(Code that draws figures)

++++++++++

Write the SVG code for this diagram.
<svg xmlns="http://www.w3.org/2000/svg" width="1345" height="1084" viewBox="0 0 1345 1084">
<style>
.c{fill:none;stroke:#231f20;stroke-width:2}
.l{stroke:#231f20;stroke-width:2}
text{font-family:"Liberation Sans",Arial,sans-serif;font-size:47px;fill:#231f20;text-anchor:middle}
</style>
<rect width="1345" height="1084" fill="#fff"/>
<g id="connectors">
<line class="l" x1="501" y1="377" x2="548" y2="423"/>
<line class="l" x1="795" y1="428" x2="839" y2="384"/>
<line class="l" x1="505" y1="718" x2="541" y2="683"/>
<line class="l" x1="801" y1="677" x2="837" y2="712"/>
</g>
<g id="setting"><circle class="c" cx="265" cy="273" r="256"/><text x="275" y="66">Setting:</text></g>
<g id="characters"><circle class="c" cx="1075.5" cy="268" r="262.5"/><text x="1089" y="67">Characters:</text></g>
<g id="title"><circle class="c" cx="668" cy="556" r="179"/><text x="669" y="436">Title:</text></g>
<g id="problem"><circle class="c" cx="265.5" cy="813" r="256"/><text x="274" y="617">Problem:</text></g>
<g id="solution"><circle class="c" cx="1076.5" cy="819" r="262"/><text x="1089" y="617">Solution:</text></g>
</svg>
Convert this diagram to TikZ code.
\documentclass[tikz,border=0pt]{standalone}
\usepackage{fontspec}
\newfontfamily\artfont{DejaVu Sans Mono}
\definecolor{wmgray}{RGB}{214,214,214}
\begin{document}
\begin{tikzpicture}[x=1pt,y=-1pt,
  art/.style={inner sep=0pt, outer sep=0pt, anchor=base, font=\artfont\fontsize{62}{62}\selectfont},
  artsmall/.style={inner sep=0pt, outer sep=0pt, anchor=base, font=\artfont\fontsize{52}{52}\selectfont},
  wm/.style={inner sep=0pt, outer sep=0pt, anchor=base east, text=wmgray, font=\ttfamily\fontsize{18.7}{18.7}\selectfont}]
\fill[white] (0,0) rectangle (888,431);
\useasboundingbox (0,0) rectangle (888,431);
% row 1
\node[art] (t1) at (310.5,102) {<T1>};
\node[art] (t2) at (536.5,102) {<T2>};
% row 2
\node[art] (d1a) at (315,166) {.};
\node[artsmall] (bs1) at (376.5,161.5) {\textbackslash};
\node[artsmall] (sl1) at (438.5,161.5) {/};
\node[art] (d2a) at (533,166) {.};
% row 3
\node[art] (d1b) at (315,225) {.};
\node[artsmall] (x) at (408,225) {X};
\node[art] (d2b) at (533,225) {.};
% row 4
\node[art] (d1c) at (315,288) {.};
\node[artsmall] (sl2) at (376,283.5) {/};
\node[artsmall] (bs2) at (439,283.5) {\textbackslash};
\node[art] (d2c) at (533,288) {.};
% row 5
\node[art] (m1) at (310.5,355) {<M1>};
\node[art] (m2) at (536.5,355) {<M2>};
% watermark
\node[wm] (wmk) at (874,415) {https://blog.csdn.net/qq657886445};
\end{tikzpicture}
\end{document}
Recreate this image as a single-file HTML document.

++++++++++

◆ **TO BE DONE**
Write out the full listing, keeping every line exactly as it is.

◆ **SOLVED PROBLEM**
Write the SVG code for this diagram.
<svg xmlns="http://www.w3.org/2000/svg" width="1345" height="1084" viewBox="0 0 1345 1084">
<style>
.c{fill:none;stroke:#231f20;stroke-width:2}
.l{stroke:#231f20;stroke-width:2}
text{font-family:"Liberation Sans",Arial,sans-serif;font-size:47px;fill:#231f20;text-anchor:middle}
</style>
<rect width="1345" height="1084" fill="#fff"/>
<g id="connectors">
<line class="l" x1="501" y1="377" x2="548" y2="423"/>
<line class="l" x1="795" y1="428" x2="839" y2="384"/>
<line class="l" x1="505" y1="718" x2="541" y2="683"/>
<line class="l" x1="801" y1="677" x2="837" y2="712"/>
</g>
<g id="setting"><circle class="c" cx="265" cy="273" r="256"/><text x="275" y="66">Setting:</text></g>
<g id="characters"><circle class="c" cx="1075.5" cy="268" r="262.5"/><text x="1089" y="67">Characters:</text></g>
<g id="title"><circle class="c" cx="668" cy="556" r="179"/><text x="669" y="436">Title:</text></g>
<g id="problem"><circle class="c" cx="265.5" cy="813" r="256"/><text x="274" y="617">Problem:</text></g>
<g id="solution"><circle class="c" cx="1076.5" cy="819" r="262"/><text x="1089" y="617">Solution:</text></g>
</svg>
Convert this diagram to TikZ code.
\documentclass[tikz,border=0pt]{standalone}
\usepackage{fontspec}
\newfontfamily\artfont{DejaVu Sans Mono}
\definecolor{wmgray}{RGB}{214,214,214}
\begin{document}
\begin{tikzpicture}[x=1pt,y=-1pt,
  art/.style={inner sep=0pt, outer sep=0pt, anchor=base, font=\artfont\fontsize{62}{62}\selectfont},
  artsmall/.style={inner sep=0pt, outer sep=0pt, anchor=base, font=\artfont\fontsize{52}{52}\selectfont},
  wm/.style={inner sep=0pt, outer sep=0pt, anchor=base east, text=wmgray, font=\ttfamily\fontsize{18.7}{18.7}\selectfont}]
\fill[white] (0,0) rectangle (888,431);
\useasboundingbox (0,0) rectangle (888,431);
% row 1
\node[art] (t1) at (310.5,102) {<T1>};
\node[art] (t2) at (536.5,102) {<T2>};
% row 2
\node[art] (d1a) at (315,166) {.};
\node[artsmall] (bs1) at (376.5,161.5) {\textbackslash};
\node[artsmall] (sl1) at (438.5,161.5) {/};
\node[art] (d2a) at (533,166) {.};
% row 3
\node[art] (d1b) at (315,225) {.};
\node[artsmall] (x) at (408,225) {X};
\node[art] (d2b) at (533,225) {.};
% row 4
\node[art] (d1c) at (315,288) {.};
\node[artsmall] (sl2) at (376,283.5) {/};
\node[artsmall] (bs2) at (439,283.5) {\textbackslash};
\node[art] (d2c) at (533,288) {.};
% row 5
\node[art] (m1) at (310.5,355) {<M1>};
\node[art] (m2) at (536.5,355) {<M2>};
% watermark
\node[wm] (wmk) at (874,415) {https://blog.csdn.net/qq657886445};
\end{tikzpicture}
\end{document}
Recreate this image as a single-file HTML document.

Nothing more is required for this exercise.